XMT is built to support the PRAM theory of parallel algorithm, which is second in its wealth only to the serial algorithms. Since four decades of parallel computing research provided no real alternative to the PRAM, the XMT project sought to draft specifications for the general-purpose many-core desktop of the future, by first inventing hardware and software support for the abstractions developed by PRAM algorithmics — a task deemed impossible by architecture researchers prior to the accomplishments of the XMT project.

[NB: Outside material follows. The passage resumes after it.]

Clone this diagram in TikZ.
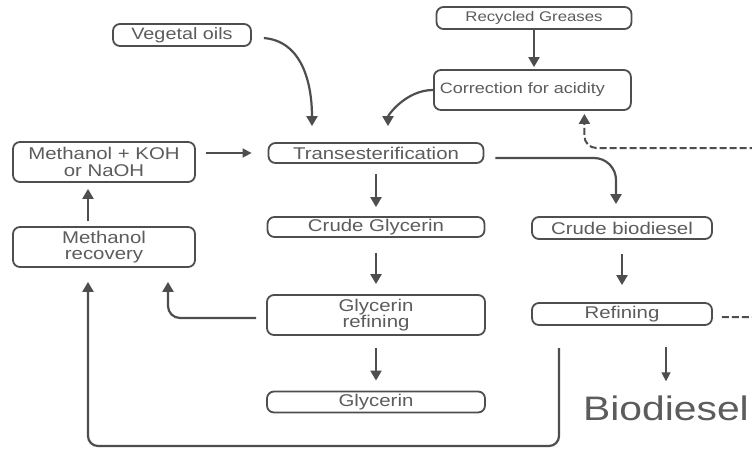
\documentclass[tikz,border=0pt]{standalone}
\usepackage{fontspec}
\setmainfont{Liberation Sans}[FakeStretch=1.2]
\usetikzlibrary{arrows.meta}

\definecolor{ink}{RGB}{78,78,78}
\definecolor{txt}{RGB}{92,92,92}

\begin{document}
\begin{tikzpicture}[
    x=1pt, y=-1pt,
    stage/.style={draw=ink, line width=1.8pt, rounded corners=7pt, inner sep=0pt, align=center, text=txt, font=\fontsize{17}{16.5}\selectfont},
    flow/.style={draw=ink, line width=2.2pt, -{Triangle[length=10pt,width=11pt]}},
    thinflow/.style={draw=ink, line width=1.6pt, -{Triangle[length=9pt,width=9pt]}}
]
    \useasboundingbox[fill=white] (0,0) rectangle (752,456);

    % feedstocks
    \node[stage, minimum width=138pt, minimum height=22pt, font=\fontsize{16.5}{15}\selectfont] (veg) at (182,35) {Vegetal oils};
    \node[stage, minimum width=195pt, minimum height=22pt, font=\fontsize{14}{15}\selectfont] (grease) at (534,18) {Recycled Greases};
    \node[stage, anchor=west, text width=185pt, inner xsep=6pt, minimum height=40pt, align=left, font=\fontsize{15}{15}\selectfont] (acid) at (433,90) {Correction for acidity};

    % main line
    \node[stage, minimum width=215pt, minimum height=20pt] (trans) at (376,153) {Transesterification};
    \node[stage, minimum width=217pt, minimum height=20pt] (cglyc) at (376,227) {Crude Glycerin};
    \node[stage, minimum width=218pt, minimum height=40pt] (grefine) at (376,315) {Glycerin\\refining};
    \node[stage, minimum width=218pt, minimum height=21pt] (glyc) at (376,402) {Glycerin};

    \node[stage, minimum width=180pt, minimum height=22pt] (cbio) at (622,228) {Crude biodiesel};
    \node[stage, minimum width=180pt, minimum height=22pt] (refine) at (622,314) {Refining};
    \node[text=txt, font=\fontsize{34}{34}\selectfont, inner sep=0pt] (bio) at (666,408) {Biodiesel};

    % methanol loop
    \node[stage, minimum width=182pt, minimum height=40pt] (mkoh) at (104,162) {Methanol + KOH\\or NaOH};
    \node[stage, minimum width=182pt, minimum height=40pt] (mrec) at (104,247) {Methanol\\recovery};

    \coordinate (ret) at (559,348);
    \coordinate (loopbot) at (300,446);
    \coordinate (offedge) at (780,148);

    \draw[flow, shorten >=2pt] (grease.south) -- (grease.south |- acid.north);
    \draw[flow, shorten >=16pt] ([xshift=12pt,yshift=-3pt]veg.east) to[out=-5, in=90] ([xshift=-64pt]trans.north);
    \draw[flow, shorten >=16pt] (acid.west) to[out=180, in=90] ([xshift=12pt]trans.north);
    \draw[thinflow, shorten <=10pt, shorten >=16pt] (mkoh.east |- trans.west) -- (trans.west);

    \draw[flow, shorten <=10pt, shorten >=9pt] (trans) -- (cglyc);
    \draw[flow, shorten <=15pt, shorten >=10pt] (cglyc) -- (grefine);
    \draw[flow, shorten <=12pt, shorten >=10pt] (grefine) -- (glyc);
    \draw[flow, rounded corners=22pt, shorten >=12pt] ([xshift=11pt,yshift=-5pt]trans.east) -| ([xshift=-6pt]cbio.north);
    \draw[flow, shorten <=14pt, shorten >=17pt] (cbio) -- (refine);
    \draw[thinflow, shorten <=21pt, shorten >=14pt] (refine.south -| bio.north) -- (bio.north);

    \draw[flow, shorten <=5pt, shorten >=6pt] ([xshift=-16pt]mrec.north) -- ([xshift=-16pt]mkoh.south);
    \draw[flow, rounded corners=12pt, shorten >=14pt] ([xshift=-10pt,yshift=-3pt]grefine.west) -| ([xshift=64pt]mrec.south);
    \draw[flow, rounded corners=10pt, shorten >=14pt] (ret) |- (loopbot) -| ([xshift=-16pt]mrec.south);

    % recycle of refining losses
    \draw[flow, line width=2pt, dash pattern=on 7pt off 3pt, rounded corners=12pt, shorten >=3pt] ([xshift=9pt,yshift=-3pt]refine.east) -| (offedge) -| ([xshift=52pt]acid.south);
\end{tikzpicture}
\end{document}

A 2010 status report of XMT appears in U. Vishkin, Using simple abstraction for reinventing computing for parallelism, CACM, January 2011. Order of magnitude speedups, dramatic advantages on teachability from middle school to graduate courses have been demonstrated. And favorable student ranking for achieving speedups relative to standard platforms have been demonstrated.

So far, XMT has spanned applications, parallel algorithms, compilers, HW/SW and education of parallelism. Research opportunities building on this promising foundation include now also CS education, bioinformatics, machine learning and other applications, security, OS, and SW architectures.

There is so much more to the potential of many-core parallel computing than the horizons of commercial hardware offer!